* **EXERCISE BRIEF**
Of all the lines in this data, how many include "that"? Respond with the number only.

* **SUPPLIED RECORDS**
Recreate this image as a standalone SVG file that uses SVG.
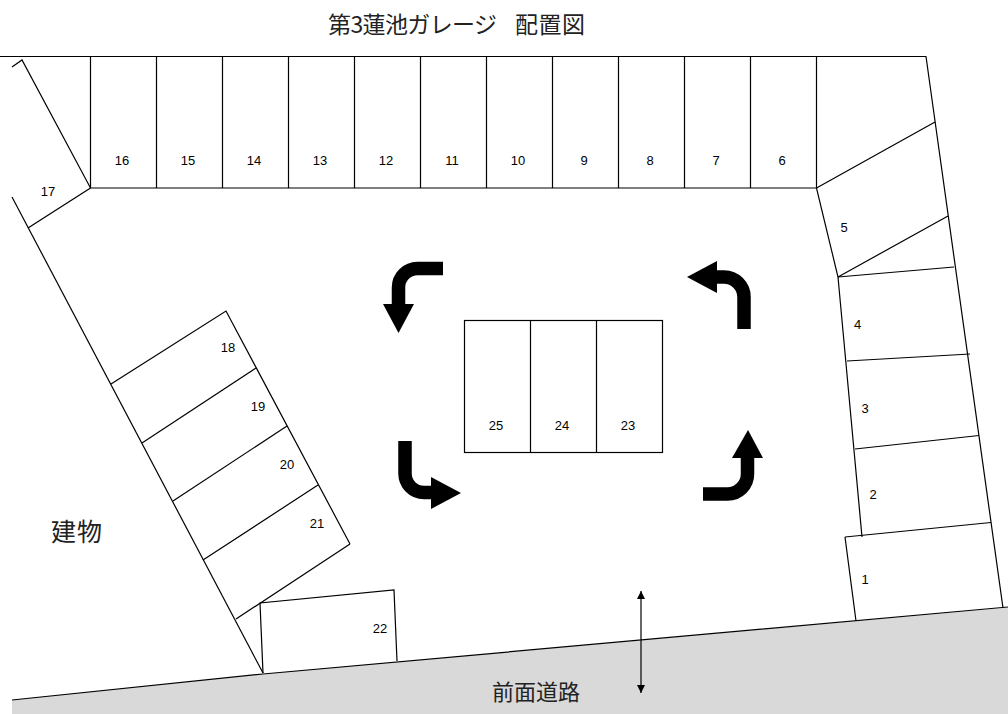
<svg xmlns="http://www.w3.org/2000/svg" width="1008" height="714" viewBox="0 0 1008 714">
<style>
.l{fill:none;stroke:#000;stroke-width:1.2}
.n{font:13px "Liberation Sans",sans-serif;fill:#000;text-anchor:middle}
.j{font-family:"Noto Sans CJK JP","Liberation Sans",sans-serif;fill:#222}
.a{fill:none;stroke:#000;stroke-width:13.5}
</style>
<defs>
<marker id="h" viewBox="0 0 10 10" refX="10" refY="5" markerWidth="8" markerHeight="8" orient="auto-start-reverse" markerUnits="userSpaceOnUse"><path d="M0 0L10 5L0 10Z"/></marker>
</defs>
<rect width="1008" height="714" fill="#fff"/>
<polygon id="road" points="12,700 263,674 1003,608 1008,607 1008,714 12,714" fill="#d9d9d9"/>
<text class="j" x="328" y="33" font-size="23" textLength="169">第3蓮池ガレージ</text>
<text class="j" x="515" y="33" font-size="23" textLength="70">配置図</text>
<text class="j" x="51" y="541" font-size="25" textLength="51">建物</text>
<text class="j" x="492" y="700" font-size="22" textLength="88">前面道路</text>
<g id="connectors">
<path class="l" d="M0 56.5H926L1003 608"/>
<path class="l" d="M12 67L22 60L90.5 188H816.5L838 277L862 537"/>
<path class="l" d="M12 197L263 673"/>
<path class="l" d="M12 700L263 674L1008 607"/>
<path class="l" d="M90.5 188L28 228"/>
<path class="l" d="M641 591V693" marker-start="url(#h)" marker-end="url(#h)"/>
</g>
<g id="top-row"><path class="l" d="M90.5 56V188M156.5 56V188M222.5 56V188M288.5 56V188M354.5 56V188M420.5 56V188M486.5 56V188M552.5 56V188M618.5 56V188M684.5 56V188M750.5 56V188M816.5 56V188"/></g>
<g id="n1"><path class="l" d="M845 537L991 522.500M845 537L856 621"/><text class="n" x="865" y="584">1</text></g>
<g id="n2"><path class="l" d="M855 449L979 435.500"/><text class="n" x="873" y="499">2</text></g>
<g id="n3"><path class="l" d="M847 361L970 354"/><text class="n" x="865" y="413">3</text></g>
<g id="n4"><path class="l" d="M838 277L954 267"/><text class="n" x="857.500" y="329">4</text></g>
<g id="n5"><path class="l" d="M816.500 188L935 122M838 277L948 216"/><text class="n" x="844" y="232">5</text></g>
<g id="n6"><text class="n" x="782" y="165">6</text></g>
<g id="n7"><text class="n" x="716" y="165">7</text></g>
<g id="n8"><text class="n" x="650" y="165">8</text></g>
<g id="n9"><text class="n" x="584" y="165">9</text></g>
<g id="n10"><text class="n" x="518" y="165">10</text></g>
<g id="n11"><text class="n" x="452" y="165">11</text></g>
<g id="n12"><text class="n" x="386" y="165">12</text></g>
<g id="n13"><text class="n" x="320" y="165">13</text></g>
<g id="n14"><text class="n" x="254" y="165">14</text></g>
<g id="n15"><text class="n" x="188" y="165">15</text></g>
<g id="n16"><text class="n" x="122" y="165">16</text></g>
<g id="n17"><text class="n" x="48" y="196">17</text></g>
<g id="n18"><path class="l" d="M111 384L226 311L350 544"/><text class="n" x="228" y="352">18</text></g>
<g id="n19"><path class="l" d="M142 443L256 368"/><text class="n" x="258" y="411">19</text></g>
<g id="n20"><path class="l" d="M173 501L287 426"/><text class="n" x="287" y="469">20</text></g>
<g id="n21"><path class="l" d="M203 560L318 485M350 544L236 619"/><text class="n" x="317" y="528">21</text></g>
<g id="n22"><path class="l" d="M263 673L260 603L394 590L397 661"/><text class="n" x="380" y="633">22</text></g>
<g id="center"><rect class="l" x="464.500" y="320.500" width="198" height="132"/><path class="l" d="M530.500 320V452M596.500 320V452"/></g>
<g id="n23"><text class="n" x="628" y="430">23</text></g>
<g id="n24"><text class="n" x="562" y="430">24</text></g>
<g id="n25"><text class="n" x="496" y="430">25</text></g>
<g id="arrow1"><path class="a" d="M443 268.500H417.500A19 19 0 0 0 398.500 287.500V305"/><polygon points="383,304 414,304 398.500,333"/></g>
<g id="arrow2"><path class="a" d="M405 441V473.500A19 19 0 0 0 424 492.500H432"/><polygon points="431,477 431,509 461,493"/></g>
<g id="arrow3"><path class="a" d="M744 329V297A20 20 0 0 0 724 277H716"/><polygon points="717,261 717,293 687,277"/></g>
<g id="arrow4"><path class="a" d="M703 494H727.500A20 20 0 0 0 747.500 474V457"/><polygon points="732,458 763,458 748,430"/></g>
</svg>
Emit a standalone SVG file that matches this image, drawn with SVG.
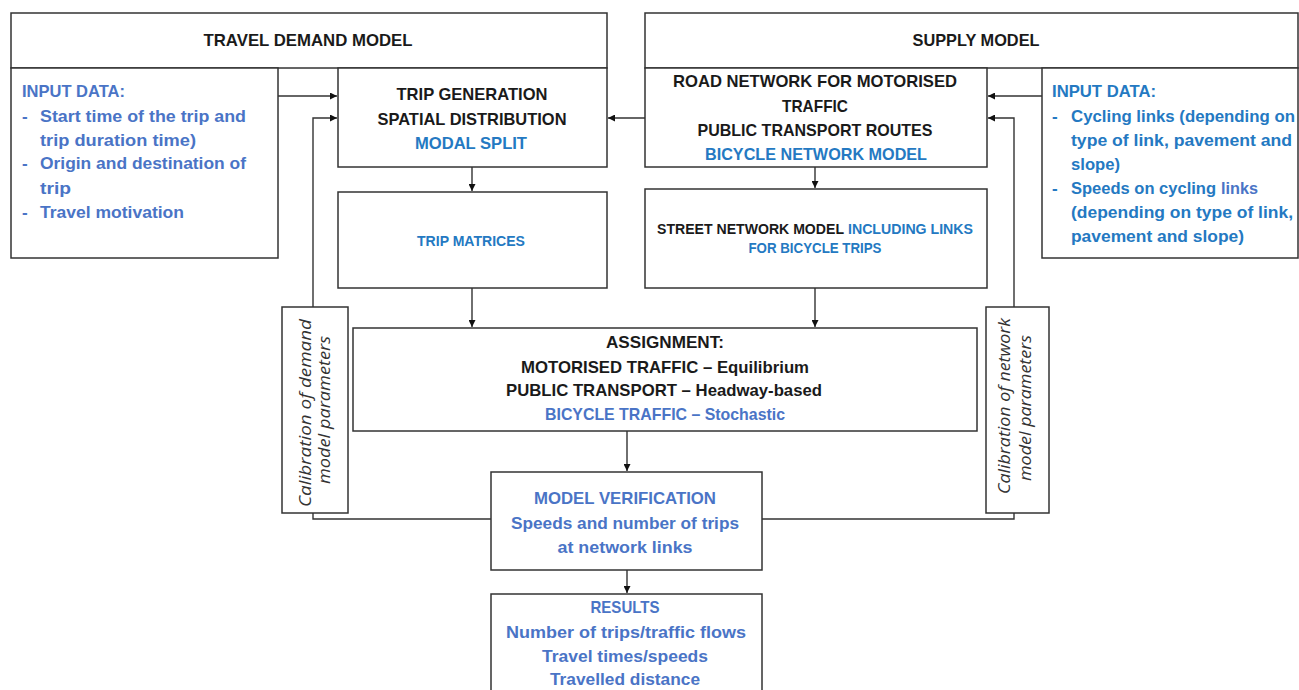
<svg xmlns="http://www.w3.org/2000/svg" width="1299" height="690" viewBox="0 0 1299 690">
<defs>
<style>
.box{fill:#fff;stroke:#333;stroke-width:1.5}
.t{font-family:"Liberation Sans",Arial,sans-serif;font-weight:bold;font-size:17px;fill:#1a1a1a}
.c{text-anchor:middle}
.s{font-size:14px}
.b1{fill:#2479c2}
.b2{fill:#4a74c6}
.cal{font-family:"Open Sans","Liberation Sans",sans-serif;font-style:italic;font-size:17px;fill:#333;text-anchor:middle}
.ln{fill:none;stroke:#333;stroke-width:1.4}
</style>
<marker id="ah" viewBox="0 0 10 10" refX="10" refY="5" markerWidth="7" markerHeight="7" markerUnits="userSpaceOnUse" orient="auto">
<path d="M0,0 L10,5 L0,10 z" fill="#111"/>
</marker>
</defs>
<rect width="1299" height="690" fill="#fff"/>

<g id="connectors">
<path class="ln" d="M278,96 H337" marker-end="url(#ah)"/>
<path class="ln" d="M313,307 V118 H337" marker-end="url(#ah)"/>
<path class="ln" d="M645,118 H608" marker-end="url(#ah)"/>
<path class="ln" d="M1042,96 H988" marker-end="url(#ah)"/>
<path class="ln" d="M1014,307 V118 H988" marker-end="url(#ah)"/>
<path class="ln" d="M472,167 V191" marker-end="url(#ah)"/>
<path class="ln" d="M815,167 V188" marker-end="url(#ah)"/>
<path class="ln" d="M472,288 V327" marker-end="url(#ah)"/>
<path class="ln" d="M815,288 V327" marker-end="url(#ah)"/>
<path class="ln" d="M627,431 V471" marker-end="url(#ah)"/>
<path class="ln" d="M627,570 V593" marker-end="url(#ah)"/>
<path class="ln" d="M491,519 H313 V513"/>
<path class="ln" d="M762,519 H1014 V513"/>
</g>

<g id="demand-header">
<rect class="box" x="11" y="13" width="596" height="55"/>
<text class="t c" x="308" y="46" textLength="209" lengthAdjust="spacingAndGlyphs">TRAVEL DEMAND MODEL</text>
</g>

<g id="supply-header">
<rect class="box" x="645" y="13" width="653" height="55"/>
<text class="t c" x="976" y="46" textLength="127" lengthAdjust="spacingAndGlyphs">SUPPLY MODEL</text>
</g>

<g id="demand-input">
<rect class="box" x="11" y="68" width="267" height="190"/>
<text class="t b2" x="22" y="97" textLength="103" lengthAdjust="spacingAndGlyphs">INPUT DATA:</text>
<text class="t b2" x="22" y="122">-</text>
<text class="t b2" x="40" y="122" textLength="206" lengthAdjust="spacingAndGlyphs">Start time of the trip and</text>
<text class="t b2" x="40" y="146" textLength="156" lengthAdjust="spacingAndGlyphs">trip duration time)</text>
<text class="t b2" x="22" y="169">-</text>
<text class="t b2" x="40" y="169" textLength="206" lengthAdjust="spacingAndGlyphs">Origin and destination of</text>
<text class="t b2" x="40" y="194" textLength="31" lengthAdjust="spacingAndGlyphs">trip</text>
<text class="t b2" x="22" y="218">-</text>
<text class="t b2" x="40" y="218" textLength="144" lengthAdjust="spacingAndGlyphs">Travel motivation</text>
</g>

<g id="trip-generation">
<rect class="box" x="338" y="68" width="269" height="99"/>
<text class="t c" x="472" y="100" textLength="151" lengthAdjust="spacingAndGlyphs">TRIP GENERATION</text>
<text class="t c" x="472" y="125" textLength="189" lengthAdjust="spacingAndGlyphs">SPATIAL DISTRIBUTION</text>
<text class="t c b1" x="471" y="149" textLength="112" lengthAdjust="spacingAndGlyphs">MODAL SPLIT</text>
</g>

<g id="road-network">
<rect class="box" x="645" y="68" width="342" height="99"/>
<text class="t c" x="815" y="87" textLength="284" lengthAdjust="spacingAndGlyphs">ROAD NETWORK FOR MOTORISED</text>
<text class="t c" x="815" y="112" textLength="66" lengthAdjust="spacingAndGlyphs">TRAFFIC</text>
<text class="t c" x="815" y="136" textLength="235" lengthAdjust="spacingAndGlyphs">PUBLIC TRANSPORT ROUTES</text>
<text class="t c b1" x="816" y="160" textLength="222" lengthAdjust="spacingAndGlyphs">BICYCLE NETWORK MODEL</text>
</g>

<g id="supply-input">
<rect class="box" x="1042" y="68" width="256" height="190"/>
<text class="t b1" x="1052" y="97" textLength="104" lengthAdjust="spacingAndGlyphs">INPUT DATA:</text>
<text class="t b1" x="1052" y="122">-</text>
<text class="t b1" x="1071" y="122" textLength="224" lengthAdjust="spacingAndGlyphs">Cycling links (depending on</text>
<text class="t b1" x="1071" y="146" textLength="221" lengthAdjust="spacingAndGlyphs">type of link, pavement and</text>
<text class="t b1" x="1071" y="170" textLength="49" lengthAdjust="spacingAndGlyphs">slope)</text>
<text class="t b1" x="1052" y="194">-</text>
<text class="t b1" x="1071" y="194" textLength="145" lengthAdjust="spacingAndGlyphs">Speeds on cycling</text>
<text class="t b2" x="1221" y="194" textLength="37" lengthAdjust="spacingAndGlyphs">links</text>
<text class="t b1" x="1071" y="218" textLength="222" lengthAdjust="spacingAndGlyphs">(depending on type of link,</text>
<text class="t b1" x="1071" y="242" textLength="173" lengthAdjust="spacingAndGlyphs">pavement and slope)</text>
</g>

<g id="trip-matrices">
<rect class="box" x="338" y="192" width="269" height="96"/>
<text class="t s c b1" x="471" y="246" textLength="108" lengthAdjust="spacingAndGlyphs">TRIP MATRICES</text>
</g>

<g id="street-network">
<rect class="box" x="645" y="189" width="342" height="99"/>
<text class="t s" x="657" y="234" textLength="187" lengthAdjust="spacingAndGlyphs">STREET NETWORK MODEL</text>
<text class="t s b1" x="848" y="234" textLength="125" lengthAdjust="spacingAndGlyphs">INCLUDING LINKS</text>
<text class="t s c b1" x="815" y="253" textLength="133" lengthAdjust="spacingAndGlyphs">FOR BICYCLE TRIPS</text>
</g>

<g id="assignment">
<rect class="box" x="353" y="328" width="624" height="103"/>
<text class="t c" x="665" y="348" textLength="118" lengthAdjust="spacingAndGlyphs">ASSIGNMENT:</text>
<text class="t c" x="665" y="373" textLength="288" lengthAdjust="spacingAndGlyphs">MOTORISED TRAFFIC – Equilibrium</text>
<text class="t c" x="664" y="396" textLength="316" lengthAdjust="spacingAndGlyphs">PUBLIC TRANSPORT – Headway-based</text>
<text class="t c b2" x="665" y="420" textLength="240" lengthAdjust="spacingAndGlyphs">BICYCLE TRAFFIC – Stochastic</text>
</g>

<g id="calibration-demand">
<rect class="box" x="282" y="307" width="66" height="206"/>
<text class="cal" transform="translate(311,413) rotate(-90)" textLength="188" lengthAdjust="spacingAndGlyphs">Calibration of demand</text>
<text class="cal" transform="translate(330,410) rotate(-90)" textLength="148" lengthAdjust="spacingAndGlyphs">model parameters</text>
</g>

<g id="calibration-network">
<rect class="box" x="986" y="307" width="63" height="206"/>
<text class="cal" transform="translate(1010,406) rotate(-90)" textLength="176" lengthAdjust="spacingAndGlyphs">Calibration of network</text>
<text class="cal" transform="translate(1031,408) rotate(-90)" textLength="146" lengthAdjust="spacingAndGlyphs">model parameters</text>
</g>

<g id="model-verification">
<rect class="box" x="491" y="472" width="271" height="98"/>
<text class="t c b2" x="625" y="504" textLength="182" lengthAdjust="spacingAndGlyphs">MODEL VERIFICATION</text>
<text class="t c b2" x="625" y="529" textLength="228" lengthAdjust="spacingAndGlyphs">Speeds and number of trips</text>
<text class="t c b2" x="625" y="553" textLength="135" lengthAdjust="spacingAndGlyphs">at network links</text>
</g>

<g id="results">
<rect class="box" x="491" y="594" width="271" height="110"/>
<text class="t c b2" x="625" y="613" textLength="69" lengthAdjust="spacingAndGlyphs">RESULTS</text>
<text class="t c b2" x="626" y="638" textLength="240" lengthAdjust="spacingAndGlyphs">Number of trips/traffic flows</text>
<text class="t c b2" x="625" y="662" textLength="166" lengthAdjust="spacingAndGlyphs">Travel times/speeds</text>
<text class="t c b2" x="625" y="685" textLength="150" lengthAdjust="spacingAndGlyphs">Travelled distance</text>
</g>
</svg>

* **RESULT**
2